Ken Blackwell is Senior Fellow for Human Rights and Constitutional Governance at Family Research Council. This article appeared in Real Clear Politics on October 26, 2019.

Though the evidence is mounting that the strategy is ineffective and unpopular, the Democratic Party seems generally committed to making it clear that people of faith are not welcome in their vision of America.

Several items in recent years are worth recalling. 

First, in 2012, the party removed the word “God” from its platform.

The Obama administration spent years controversially embroiled in ham-handed attempts to force religious groups to conform to the party’s secular agenda on birth control and abortion, losing court case after court case on religious freedom grounds. 

In the 2016 general election, WikiLeaks revealed the glib manner in which John Podesta and others in the Clinton campaign sought to reshape the Catholic Church for their political purposes, which shocked many voters. They hoped to move Catholic teaching away from its longstanding doctrine to provide an advantage for the Democrats politically. 

It seems that things haven’t changed much. Two presidential candidates expected to be in the top tier have recently and outspokenly attacked people of faith – and neither has gained the traction expected. 

Sen. Kamala Harris should have been a contender for the Democratic nomination, but she has consistently polled in the single digits. Just prior to her candidacy, Harris suffered a self-inflicted wound. Her ill-fated attack on a judicial nominee for his membership in the Knights of Columbus, a mainstream Catholic charitable group, created a national firestorm that has undermined her candidacy. 

Beto O’Rourke, who came within an eyelash of defeating Ted Cruz for a Senate seat in deep-red Texas, has also failed to get any traction. His desire to eliminate tax exemptions for church groups that don’t toe the party line on social issues shows a totalitarian impulse that will not help his candidacy or the Democratic Party more broadly. 

A candidate expected to be in the second or third tier, Congresswoman Tulsi Gabbard, is the one candidate in the entire Democratic primary who has pushed back against her party’s blind hostility to people of faith and its complete embrace of the abortion-up-until-birth lobby. As a result, she – not the candidate who honeymooned in the Soviet Union – has fallen victim to the specter of Saul Alinsky’s pen pal Hillary Clinton calling her a “Russian agent.” 

Though poll after poll shows that neither abortion up until birth nor assaults on American’s First Amendment religious freedom rights are popular, the Democrats seem unwilling to learn. 

Now these bad ideas have taken on a local flavor. 
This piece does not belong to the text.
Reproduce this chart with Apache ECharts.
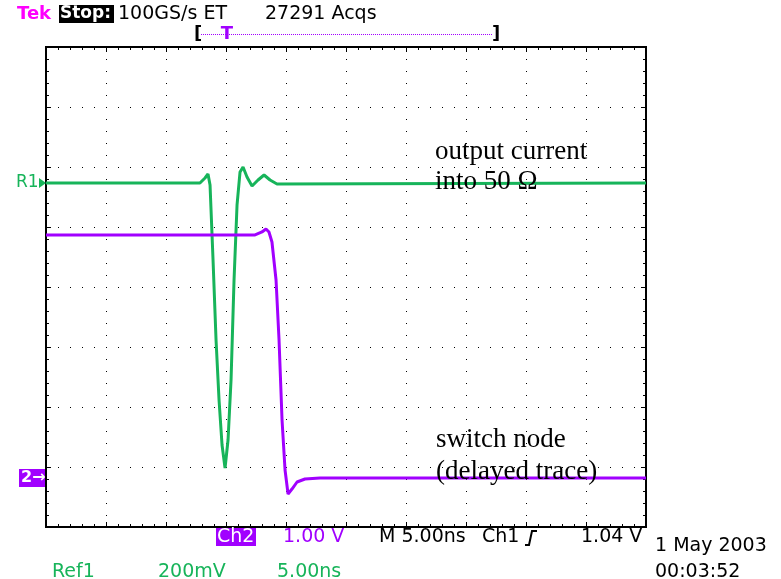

In California earlier this year, Democrats at the state level tried to pass legislation to force priests to break the seal of confession – something utterly sacrosanct to Catholics and Orthodox Christians. Not surprisingly, a backlash from these groups and those of many other faiths ensued.

Similar legislation is now being proposed in Wisconsin. All three sponsors of the bill are all Democrats.

It’s not just the sacrament of confession that is being targeted either.

In Colorado, a Democrat-controlled bicameral taxation committee is looking into legislation that would subject churches to a “sin tax” on altar wine – something that would affect Catholics and others. They are also looking into placing a premium tax on fraternal insurance companies – mainly religiously affiliated groups like the Baptist Life Association, the Knights of Columbus (Catholic), the Thrivent (Christian, predominately Lutheran). 

Leading the committee is Rep. Adrienne Benavidez – who in 2017 voted against a bill guaranteeing religious freedom rights for Coloradans.

One wonders how far the Democrats can go on with this war on faith. How long until the black churches, mosques, synagogues and Hispanic parishes upon which the party depends say “enough.”

The 2016 election showed the perils of the Democrats’ approach, but so far, at least, the lesson has not been learned.